DHS Needs to Improve Executive Oversight of Systems Supporting Counterterrorism
- 75 pages
- September 2011
As part of a systematic evaluation framework, agency policies should ensure organizational competence, evaluations of a system’s effectiveness and privacy protections, executive review, and appropriate transparency throughout the system’s life cycle. While DHS and three of its component agencies—U.S. Customs and Border Protection, U.S. Immigration and Customs Enforcement, and the U.S. Citizenship and Immigration Services—have established policies that address most of these key policy elements, the policies are not comprehensive. For example, DHS policies do not fully ensure executive review and transparency, and the component agencies’ policies do not sufficiently require evaluating system effectiveness. DHS’s Chief Information Officer reported that the agency is planning to improve its executive review process by conducting more intensive reviews of IT investments, including the data-mining systems reviewed in this report. Until such reforms are in place, DHS and its component agencies may not be able to ensure that critical data mining systems used in support of counterterrorism are both effective and that they protect personal privacy.

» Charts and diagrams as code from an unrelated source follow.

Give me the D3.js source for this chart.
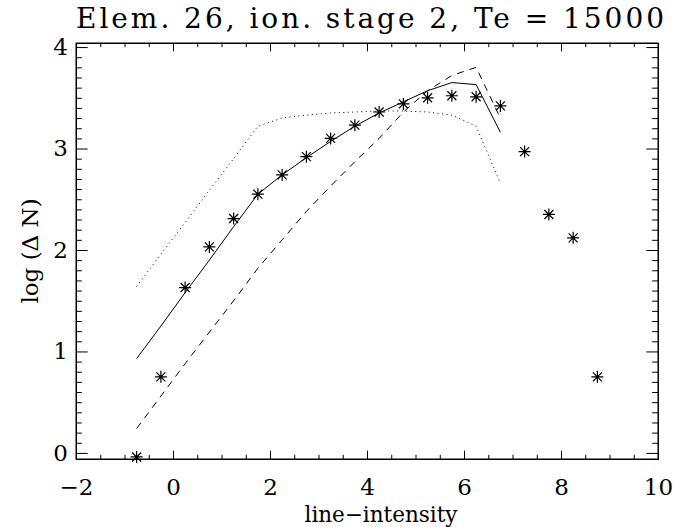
<!DOCTYPE html>
<html lang="en">
<head>
<meta charset="UTF-8">
<title>Elem. 26, ion. stage 2</title>
<script src="https://cdnjs.cloudflare.com/ajax/libs/d3/7.8.5/d3.min.js"></script>
<style>
    body { margin: 0; background: #fff; }
    svg { display: block; }
    .axis path, .axis line { stroke: #000; stroke-width: 1px; }
    .axis text { font-family: "DejaVu Serif", serif; font-size: 23px; fill: #000; }
    .lbl { font-family: "DejaVu Serif", serif; fill: #000; }
</style>
</head>
<body>
<div id="chart"></div>
<script>
// x positions of the sampled line-intensity bins
const xBins = [-0.75, -0.25, 0.25, 0.75, 1.25, 1.75, 2.25, 2.75, 3.25, 3.75,
               4.25, 4.75, 5.25, 5.75, 6.25, 6.75, 7.25, 7.75, 8.25, 8.75];
// observed points (asterisks)
const observed = [-0.04, 0.75, 1.63, 2.03, 2.31, 2.55, 2.74, 2.92, 3.10, 3.23,
                  3.36, 3.44, 3.50, 3.52, 3.51, 3.42, 2.97, 2.35, 2.12, 0.75];
// model curves, defined up to x = 6.75
const solidY  = [0.93, 1.25, 1.58, 1.90, 2.23, 2.55, 2.74, 2.91, 3.07, 3.22,
                 3.35, 3.46, 3.57, 3.65, 3.63, 3.16];
const dashedY = [0.24, 0.56, 0.88, 1.19, 1.50, 1.82, 2.10, 2.38, 2.63, 2.87,
                 3.10, 3.36, 3.57, 3.72, 3.80, 3.30];
const dottedY = [1.64, 1.96, 2.27, 2.59, 2.90, 3.22, 3.30, 3.33, 3.35, 3.36,
                 3.37, 3.37, 3.36, 3.33, 3.22, 2.66];

const xMajor = [-2, 0, 2, 4, 6, 8, 10];
const yMajor = [0, 1, 2, 3, 4];

const W = 693, H = 527;
const box = { left: 76, right: 658, top: 43, bottom: 459 };

const svg = d3.select("#chart").append("svg")
    .attr("width", W).attr("height", H);

const x = d3.scaleLinear().domain([-2, 10]).range([box.left, box.right]);
const y = d3.scaleLinear().domain([-0.06, 4.04]).range([box.bottom, box.top]);

const plotW = box.right - box.left, plotH = box.bottom - box.top;
const xTick = 0.02 * plotH, yTick = 0.02 * plotW;

const xMinor = d3.range(-2, 10.001, 0.5).filter(v => Math.abs(v % 2) > 1e-6);
const yMinor = d3.range(0, 4.001, 0.1).map(v => +v.toFixed(1)).filter(v => Math.abs(v - Math.round(v)) > 1e-6);

const fmt = d => d < 0 ? "\u2212" + Math.abs(d) : String(d);

// bottom axis with labels
svg.append("g").attr("class", "axis")
    .attr("transform", `translate(0,${box.bottom})`)
    .call(d3.axisBottom(x).tickValues(xMajor).tickSize(-xTick).tickSizeOuter(0)
        .tickPadding(20).tickFormat(fmt));
svg.append("g").attr("class", "axis")
    .attr("transform", `translate(0,${box.bottom})`)
    .call(d3.axisBottom(x).tickValues(xMinor).tickSize(-xTick / 2).tickSizeOuter(0).tickFormat(""));
// top axis
svg.append("g").attr("class", "axis")
    .attr("transform", `translate(0,${box.top})`)
    .call(d3.axisTop(x).tickValues(xMajor).tickSize(-xTick).tickSizeOuter(0).tickFormat(""));
svg.append("g").attr("class", "axis")
    .attr("transform", `translate(0,${box.top})`)
    .call(d3.axisTop(x).tickValues(xMinor).tickSize(-xTick / 2).tickSizeOuter(0).tickFormat(""));
// left axis with labels
svg.append("g").attr("class", "axis")
    .attr("transform", `translate(${box.left},0)`)
    .call(d3.axisLeft(y).tickValues(yMajor).tickSize(-yTick).tickSizeOuter(0)
        .tickPadding(8).tickFormat(fmt));
svg.append("g").attr("class", "axis")
    .attr("transform", `translate(${box.left},0)`)
    .call(d3.axisLeft(y).tickValues(yMinor).tickSize(-yTick / 2).tickSizeOuter(0).tickFormat(""));
// right axis
svg.append("g").attr("class", "axis")
    .attr("transform", `translate(${box.right},0)`)
    .call(d3.axisRight(y).tickValues(yMajor).tickSize(-yTick).tickSizeOuter(0).tickFormat(""));
svg.append("g").attr("class", "axis")
    .attr("transform", `translate(${box.right},0)`)
    .call(d3.axisRight(y).tickValues(yMinor).tickSize(-yTick / 2).tickSizeOuter(0).tickFormat(""));

// frame
svg.append("rect")
    .attr("x", box.left).attr("y", box.top)
    .attr("width", plotW).attr("height", plotH)
    .attr("fill", "none").attr("stroke", "#000");

// model curves
const line = d3.line().x(d => x(d[0])).y(d => y(d[1]));
const curves = [
    { vals: solidY,  dash: null },
    { vals: dashedY, dash: "7,6" },
    { vals: dottedY, dash: "1,3.5" }
];
curves.forEach(c => {
    svg.append("path")
        .datum(c.vals.map((v, i) => [xBins[i], v]))
        .attr("d", line)
        .attr("fill", "none")
        .attr("stroke", "#000")
        .attr("stroke-width", 1)
        .attr("stroke-dasharray", c.dash);
});

// asterisk markers
const r = 6;
const k = r * 0.75;
const star = `M${-r},0H${r}M0,${-r}V${r}M${-k},${-k}L${k},${k}M${-k},${k}L${k},${-k}`;
svg.append("g").selectAll("path")
    .data(observed.map((v, i) => [xBins[i], v]))
    .join("path")
    .attr("transform", d => `translate(${x(d[0])},${y(d[1])})`)
    .attr("d", star)
    .attr("fill", "none")
    .attr("stroke", "#000")
    .attr("stroke-width", 1.2);

// labels
svg.append("text").attr("class", "lbl")
    .attr("x", 76).attr("y", 28)
    .attr("font-size", 28)
    .attr("textLength", 588).attr("lengthAdjust", "spacing")
    .text("Elem. 26, ion. stage 2, Te = 15000");

svg.append("text").attr("class", "lbl")
    .attr("x", 381).attr("y", 522)
    .attr("text-anchor", "middle").attr("font-size", 21.5)
    .text("line\u2212intensity");

svg.append("text").attr("class", "lbl")
    .attr("transform", `translate(38,${(box.top + box.bottom) / 2}) rotate(-90)`)
    .attr("text-anchor", "middle").attr("font-size", 23)
    .text("log (\u0394 N)");
</script>
</body>
</html>
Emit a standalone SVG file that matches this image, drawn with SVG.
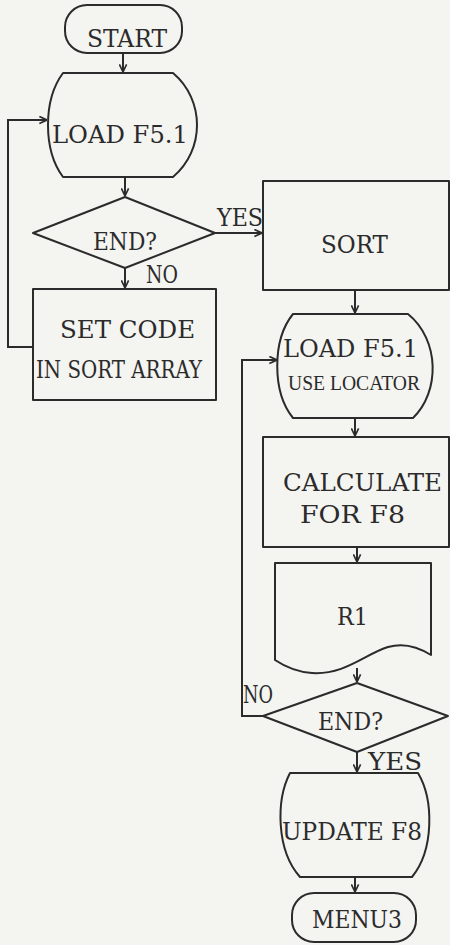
<svg xmlns="http://www.w3.org/2000/svg" width="450" height="945" viewBox="0 0 450 945">
<defs>
<style>
.b{fill:#f4f4f1;stroke:#2b2b2b;stroke-width:2;stroke-linejoin:round}
.c{fill:none;stroke:#2b2b2b;stroke-width:2}
text{font-family:"DejaVu Serif","Liberation Serif",serif;font-size:24px;fill:#2b2b2b}
</style>
<marker id="ah" viewBox="0 0 10 10" refX="9.5" refY="5" markerWidth="9" markerHeight="9" markerUnits="userSpaceOnUse" orient="auto">
<path d="M1,1 L9.5,5 L1,9" fill="none" stroke="#2b2b2b" stroke-width="1.8"/>
</marker>
</defs>
<rect x="0" y="0" width="450" height="945" fill="#f4f4f1"/>

<g id="connectors">
<path class="c" d="M123,53 V72" marker-end="url(#ah)"/>
<path class="c" d="M125,177 V196" marker-end="url(#ah)"/>
<path class="c" d="M125,268 V288" marker-end="url(#ah)"/>
<path class="c" d="M33,347 H8 V120 H47" marker-end="url(#ah)"/>
<path class="c" d="M215,233 H262" marker-end="url(#ah)"/>
<path class="c" d="M355,290 V313" marker-end="url(#ah)"/>
<path class="c" d="M355,418 V436" marker-end="url(#ah)"/>
<path class="c" d="M357,547 V562" marker-end="url(#ah)"/>
<path class="c" d="M357,668 V682" marker-end="url(#ah)"/>
<path class="c" d="M263,716 H242 V360 H277" marker-end="url(#ah)"/>
<path class="c" d="M357,752 V772" marker-end="url(#ah)"/>
<path class="c" d="M355,877 V892" marker-end="url(#ah)"/>
<text x="217" y="226" textLength="46" lengthAdjust="spacingAndGlyphs">YES</text>
<text x="146" y="283" textLength="32" lengthAdjust="spacingAndGlyphs">NO</text>
<text x="243" y="703" textLength="30" lengthAdjust="spacingAndGlyphs">NO</text>
<text x="368" y="770" textLength="54" lengthAdjust="spacingAndGlyphs">YES</text>
</g>

<g id="start">
<rect class="b" x="65" y="5" width="117" height="48" rx="22" ry="22"/>
<text x="87" y="47" textLength="80" lengthAdjust="spacingAndGlyphs">START</text>
</g>

<g id="load1">
<path class="b" d="M63,73 H173 C205,100 205,150 173,177 H63 C43,150 43,100 63,73 Z"/>
<text x="52" y="143" textLength="136" lengthAdjust="spacingAndGlyphs">LOAD F5.1</text>
</g>

<g id="end1">
<path class="b" d="M125,197 L215,233 L125,268 L33,233 Z"/>
<text x="93" y="250" textLength="64" lengthAdjust="spacingAndGlyphs">END?</text>
</g>

<g id="setcode">
<rect class="b" x="33" y="289" width="183" height="111"/>
<text x="60" y="338" textLength="135" lengthAdjust="spacingAndGlyphs">SET CODE</text>
<text x="36" y="378" textLength="166" lengthAdjust="spacingAndGlyphs">IN SORT ARRAY</text>
</g>

<g id="sort">
<rect class="b" x="263" y="181" width="186" height="109"/>
<text x="321" y="253" textLength="67" lengthAdjust="spacingAndGlyphs">SORT</text>
</g>

<g id="load2">
<path class="b" d="M293,314 H408 C440,340 440,392 413,418 H293 C272,392 272,340 293,314 Z"/>
<text x="283" y="357" textLength="135" lengthAdjust="spacingAndGlyphs">LOAD F5.1</text>
<text x="288" y="390" textLength="132" lengthAdjust="spacingAndGlyphs" style="font-family:'Liberation Serif',serif;font-size:21px">USE LOCATOR</text>
</g>

<g id="calculate">
<rect class="b" x="263" y="437" width="186" height="110"/>
<text x="283" y="491" textLength="159" lengthAdjust="spacingAndGlyphs">CALCULATE</text>
<text x="300" y="523" textLength="105" lengthAdjust="spacingAndGlyphs">FOR F8</text>
</g>

<g id="r1">
<path class="b" d="M275,563 H431 V655 C420,648 405,642 388,647 C365,654 345,675 312,673 C296,672 284,666 275,660 Z"/>
<text x="337" y="625" textLength="31" lengthAdjust="spacingAndGlyphs">R1</text>
</g>

<g id="end2">
<path class="b" d="M357,683 L448,716 L357,752 L263,716 Z"/>
<text x="318" y="730" textLength="65" lengthAdjust="spacingAndGlyphs">END?</text>
</g>

<g id="update">
<path class="b" d="M290,773 H418 C434,800 434,850 412,877 H300 C276,850 276,800 290,773 Z"/>
<text x="282" y="840" textLength="140" lengthAdjust="spacingAndGlyphs">UPDATE F8</text>
</g>

<g id="menu3">
<rect class="b" x="292" y="893" width="124" height="49" rx="22" ry="22"/>
<text x="312" y="928" textLength="90" lengthAdjust="spacingAndGlyphs">MENU3</text>
</g>
</svg>
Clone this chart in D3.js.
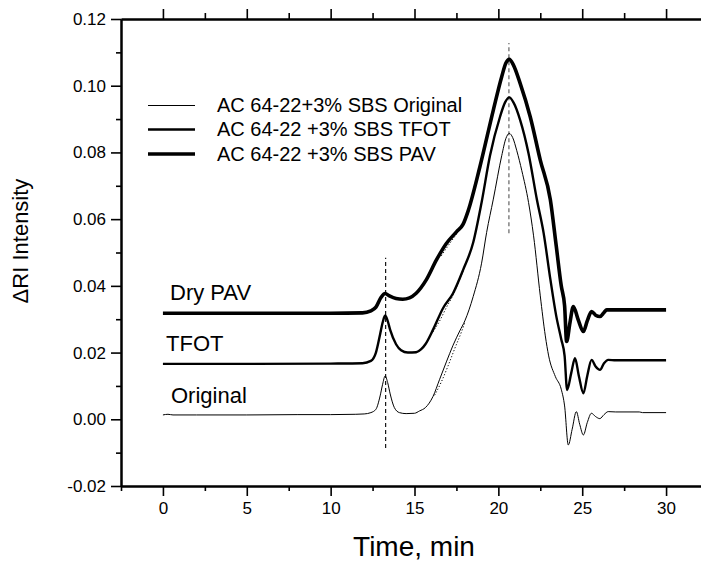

Another aspect of a systematic evaluation framework involves ensuring that agencies implement sound practices for organizational competence, evaluations of a system’s effectiveness and privacy protections, executive review, and appropriate transparency and oversight throughout a system’s life cycle. Evaluations of six data mining systems from a mix of DHS component agencies showed that all six program offices took steps to evaluate their system’s effectiveness and privacy protections. However, none performed all of the key activities associated with an effective evaluation framework. For example, four of the program offices executed most of the activities for evaluating program privacy impacts, but only one program office performed most of the activities related to obtaining executive review and approval. By not consistently performing necessary evaluations and reviews of these systems, DHS and its component agencies risk developing and acquiring systems that do not effectively support their agencies’ missions and do not adequately ensure the protection of privacyrelated information.
DHS faces key challenges in implementing a framework to ensure systems are effective and provide privacy protections. These include reviewing and overseeing systems once they are in operation, stabilizing and implementing acquisition policies throughout the department, and ensuring that privacysensitive systems have timely and up-to-date privacy reviews. The shortfalls GAO noted in agency policies and practices provide insight into these challenges. Until DHS addresses these challenges, it will be limited in its ability to ensure that its systems have been adequately reviewed, are operating as intended, and are appropriately protecting individual privacy and assuring transparency to the public.